Agamemnon büyük bir savaşçıydı ve aynı zamanda insanların sevdiği bir liderdi. Plato'ya göre adı "dayanmak" anlamına gelen menein'den gelir. Kuzey Peloponnese'de denizden 15 km uzaklıkta bulunan krallığı Miken zengin bir kentti. Homeros kent için 'altın Miken' der. Bugün akropoldeki mezarlarda yapılan kazılarda çıkarılan yaklaşık 15 kilogram altın nesne bu mitolojik zenginliği destekliyor. Kazılarda kentin bir zamanlar 30.000 metrekareye ulaştığı ve ilk yerleşimin Neolitik çağda olduğu anlaşılıyor.
Öyküsünün başlangıcı
Troya Savaşı hakkındaki bilgiler MÖ 8. yüzyılda yazılmış olan ve aslında çok daha eski bir sözlü geleneğe dayanan Homeros'un İlyada'sındaki destansı mitolojik anlatımdır. Antik Yunanlılar çatışmanın gerçek olduğunu ve MÖ 13. yüzyılda gerçekleştiğini düşünüyordu. Öykü Yunanlıların yabancı güçlere karşı mücadelesini anlattı ve erkeklerin daha iyi, yetenekli ve onurlu olduğu zamanların nostaljisiydi. Aeschylus gibi, öyküyü daha etkileyici kılmak için değiştiren yazarlar olduğu biliniyor.

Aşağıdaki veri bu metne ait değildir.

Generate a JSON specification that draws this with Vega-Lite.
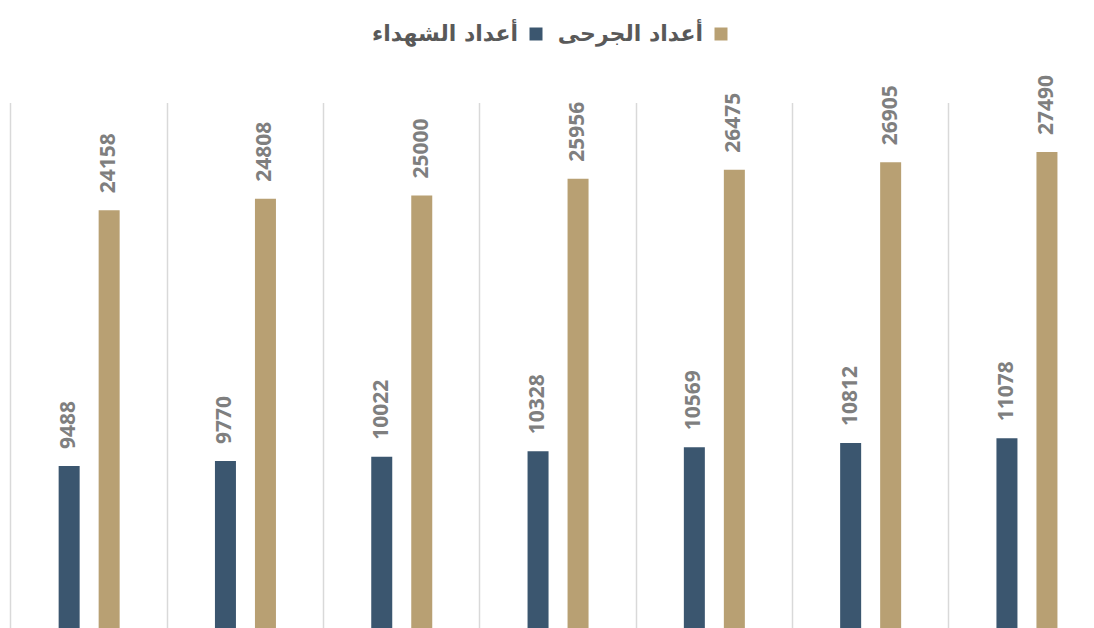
{
  "$schema": "https://vega.github.io/schema/vega-lite/v6.json",
  "width": 1083,
  "height": 522,
  "autosize": {"type": "none"},
  "padding": {"left": 11, "top": 106, "right": 0, "bottom": 0},
  "background": "white",
  "config": {"view": {"stroke": null}},
  "data": {
    "values": [
      {"g": "1", "s": "أعداد الشهداء", "v": 9488},
      {"g": "1", "s": "أعداد الجرحى", "v": 24158},
      {"g": "2", "s": "أعداد الشهداء", "v": 9770},
      {"g": "2", "s": "أعداد الجرحى", "v": 24808},
      {"g": "3", "s": "أعداد الشهداء", "v": 10022},
      {"g": "3", "s": "أعداد الجرحى", "v": 25000},
      {"g": "4", "s": "أعداد الشهداء", "v": 10328},
      {"g": "4", "s": "أعداد الجرحى", "v": 25956},
      {"g": "5", "s": "أعداد الشهداء", "v": 10569},
      {"g": "5", "s": "أعداد الجرحى", "v": 26475},
      {"g": "6", "s": "أعداد الشهداء", "v": 10812},
      {"g": "6", "s": "أعداد الجرحى", "v": 26905},
      {"g": "7", "s": "أعداد الشهداء", "v": 11078},
      {"g": "7", "s": "أعداد الجرحى", "v": 27490}
    ]
  },
  "encoding": {
    "x": {
      "field": "g",
      "type": "nominal",
      "sort": null,
      "scale": {"range": [0, 1094.1], "paddingInner": 0.6097, "paddingOuter": 0.30485},
      "axis": {
        "title": null,
        "labels": false,
        "ticks": false,
        "domain": false,
        "grid": true,
        "gridColor": "#d9d9d9",
        "gridWidth": 1.5,
        "bandPosition": -0.7811
      }
    },
    "xOffset": {
      "field": "s",
      "type": "nominal",
      "sort": ["أعداد الشهداء", "أعداد الجرحى"],
      "scale": {"paddingInner": 0.475, "paddingOuter": 0}
    },
    "y": {
      "field": "v",
      "type": "quantitative",
      "scale": {"domain": [0, 30130], "range": [525.5, 0], "nice": false},
      "axis": null
    }
  },
  "layer": [
    {
      "mark": {"type": "bar"},
      "encoding": {
        "color": {
          "field": "s",
          "type": "nominal",
          "sort": ["أعداد الشهداء", "أعداد الجرحى"],
          "scale": {"range": ["#3b566f", "#b8a073"]},
          "legend": {
            "orient": "none",
            "legendX": 514,
            "legendY": -83,
            "direction": "horizontal",
            "title": null,
            "symbolType": "square",
            "symbolSize": 169,
            "symbolStrokeWidth": 0,
            "labelAlign": "right",
            "labelOffset": -29,
            "labelFont": "DejaVu Sans",
            "labelFontWeight": "bold",
            "labelFontSize": 22,
            "labelColor": "#595959",
            "columnPadding": 14,
            "labelLimit": 300
          }
        }
      }
    },
    {
      "mark": {
        "type": "text",
        "angle": -90,
        "align": "left",
        "baseline": "middle",
        "dx": 17,
        "font": "Open Sans",
        "fontWeight": "bold",
        "fontSize": 21,
        "color": "#7f7f7f"
      },
      "encoding": {"text": {"field": "v", "type": "quantitative", "format": "d"}}
    }
  ]
}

Troya Savaşı, Troya prensi Paris'in Menelaus'un karısı Helen'i Sparta'dan kaçırmasıyla başlar. Paris, Peleus ve Thetis'in düğününde Athena ve Hera ile girdiği bir yarışmada Afrodit'i en güzel tanrıça olarak seçince ödül olarak Helen'i istedi. Öfkeli Menelaus kardeşi Agamemnon'a Yunanlılardan birleşik bir ordu toplamasını ve Helen'i Troya'dan kurtarmasını söyledi. Agamemnon Atina, Sparta, Korint, Rodos gibi kentlerden ve Yunanistan'ın hemen her yerinden getirdiği kuvvetlerle Anadolu'ya yelken açtı. Agamemnon yolda kutsal geyiklerinden birini öldürerek tanrıça Artemis'i üzünce ve üstüne ondan daha iyi avlandığını iddia edince Artemis ceza olarak Yunan donanmasının rüzgarını kesti. Bu ceza ancak Agamemnon'un kızı Iphigeneia'yı kurban etmesiyle kalkacaktı. Ancak Artemis son anda acıyarak kızının yerine bir geyik koydu ve Iphigeneia'yı Tauris'teki tapınağında rahibe yaptı.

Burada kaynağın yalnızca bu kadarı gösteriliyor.